As in Rupe and Hughes, the Dallas Court of Appeals once again in ARGO Data considered the claim for shareholder oppression, but the Court concluded that there was no oppression as a matter of law. Similarly, the ARGO Data court acknowledged the jury’s findings of fraud, but nevertheless held that because the company’s value “continued to grow” during the fraudulent scheme, the minority owner had not been harmed.
3. Future Oppression Claims Following ARGO Data
In light of ARGO Data, the Dallas Court of Appeals appears to endorse a new test for oppression that considers whether the majority shareholder extracted benefits from the company that were not divided with the minority shareholder in proportion to their ownership interests. Indeed, that is the typical “shareholder oppression” scenario where the majority owner exploits his power or control over the company to obtain company funds for his own benefit. Under such a scheme, the majority owner avoids issuing distributions or dividends that would typically be shared with the minority owner(s).

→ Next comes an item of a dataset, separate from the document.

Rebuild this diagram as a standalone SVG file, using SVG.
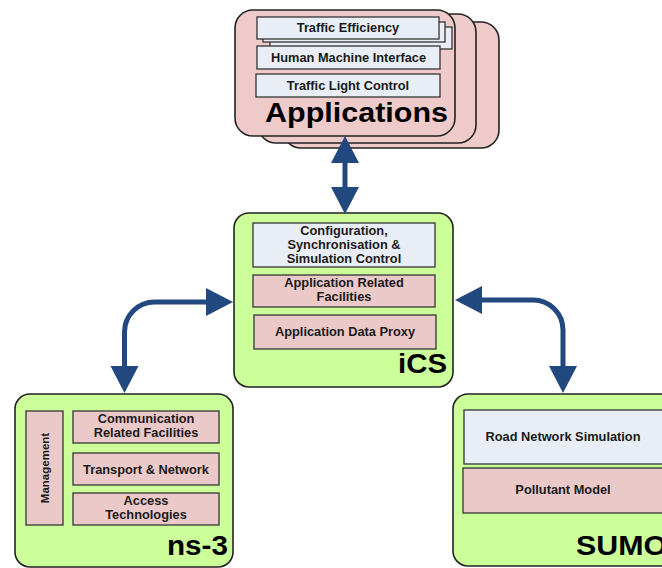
<svg xmlns="http://www.w3.org/2000/svg" width="662" height="568" viewBox="0 0 662 568">
<defs>
<style>
.card{fill:#eecaca;stroke:#222;stroke-width:1.6}
.green{fill:#ccfe9a;stroke:#222;stroke-width:1.6}
.pink{fill:#ecc9c9;stroke:#333;stroke-width:1.3}
.blue{fill:#e9eef6;stroke:#333;stroke-width:1.3}
.t{font-family:"Liberation Sans",Arial,sans-serif;font-weight:bold;font-size:12.8px;fill:#1a1a1a;text-anchor:middle}
.big{font-family:"Liberation Sans",Arial,sans-serif;font-weight:bold;font-size:28px;fill:#000}
.conn{fill:none;stroke:#22497f;stroke-width:5}
</style>
<marker id="ah" markerUnits="userSpaceOnUse" markerWidth="28" markerHeight="30" refX="0" refY="14" orient="auto-start-reverse" viewBox="0 0 28 28">
<path d="M0,0 L27,14 L0,28 z" fill="#22497f"/>
</marker>
</defs>

<g id="applications">
<rect class="card" x="283" y="22" width="216" height="126" rx="18"/>
<rect class="card" x="258" y="14" width="218" height="129" rx="18"/>
<rect class="card" x="235" y="10" width="220" height="126" rx="18"/>
<rect class="blue" x="270" y="27" width="182" height="22"/>
<rect class="blue" x="263" y="22" width="182" height="20"/>
<rect class="blue" x="257" y="17" width="182" height="22"/>
<text class="t" x="348" y="32">Traffic Efficiency</text>
<rect class="blue" x="257" y="46" width="183" height="23"/>
<text class="t" x="348.5" y="62">Human Machine Interface</text>
<rect class="blue" x="256" y="74" width="184" height="23"/>
<text class="t" x="348" y="90">Traffic Light Control</text>
<text class="big" x="265" y="122" textLength="183" lengthAdjust="spacingAndGlyphs">Applications</text>
</g>

<g id="ics">
<rect class="green" x="234" y="213" width="219" height="174" rx="15"/>
<rect class="blue" x="253" y="223" width="182" height="44"/>
<text class="t" x="344" y="235">Configuration,</text>
<text class="t" x="344" y="248.5">Synchronisation &amp;</text>
<text class="t" x="344" y="262.5">Simulation Control</text>
<rect class="pink" x="253" y="275" width="182" height="32"/>
<text class="t" x="344" y="287">Application Related</text>
<text class="t" x="344" y="301">Facilities</text>
<rect class="pink" x="254" y="315" width="182" height="34"/>
<text class="t" x="345" y="336">Application Data Proxy</text>
<text class="big" x="398" y="373" textLength="49" lengthAdjust="spacingAndGlyphs">iCS</text>
</g>

<g id="ns3">
<rect class="green" x="15" y="394" width="218" height="173" rx="15"/>
<rect class="pink" x="26" y="411" width="37" height="114"/>
<text class="t" style="font-size:11.5px" transform="translate(48.5,468) rotate(-90)" x="0" y="0">Management</text>
<rect class="pink" x="73" y="411" width="146" height="32"/>
<text class="t" x="146" y="423">Communication</text>
<text class="t" x="146" y="437">Related Facilities</text>
<rect class="pink" x="73" y="453" width="146" height="32"/>
<text class="t" x="146" y="473.5">Transport &amp; Network</text>
<rect class="pink" x="73" y="493" width="146" height="32"/>
<text class="t" x="146" y="505">Access</text>
<text class="t" x="146" y="519">Technologies</text>
<text class="big" x="167" y="555" textLength="61" lengthAdjust="spacingAndGlyphs">ns-3</text>
</g>

<g id="sumo">
<rect class="green" x="453" y="394" width="230" height="172" rx="15"/>
<rect class="blue" x="464" y="410" width="210" height="54"/>
<text class="t" x="563" y="440.5">Road Network Simulation</text>
<rect class="pink" x="463" y="468" width="211" height="45"/>
<text class="t" x="563" y="493.5">Pollutant Model</text>
<text class="big" x="576" y="555" textLength="91" lengthAdjust="spacingAndGlyphs">SUMO</text>
</g>

<g id="connectors">
<path class="conn" d="M345,163 V187" marker-start="url(#ah)" marker-end="url(#ah)"/>
<path class="conn" d="M124.5,366 V332 A30,30 0 0 1 154.5,302 H206" marker-start="url(#ah)" marker-end="url(#ah)"/>
<path class="conn" d="M482,300 H533 A30,30 0 0 1 563,330 V366" marker-start="url(#ah)" marker-end="url(#ah)"/>
</g>
</svg>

Under the reasoning of ARGO Data, future shareholder oppression cases will involve majority shareholders that exploit their control to extract cash from the business (disproportionately to their ownership interest), and deprive minority shareholders of their fair share of the company’s profit. In these situations, we expect that Texas trial and appellate courts will continue to provide relief to oppressed minority shareholders.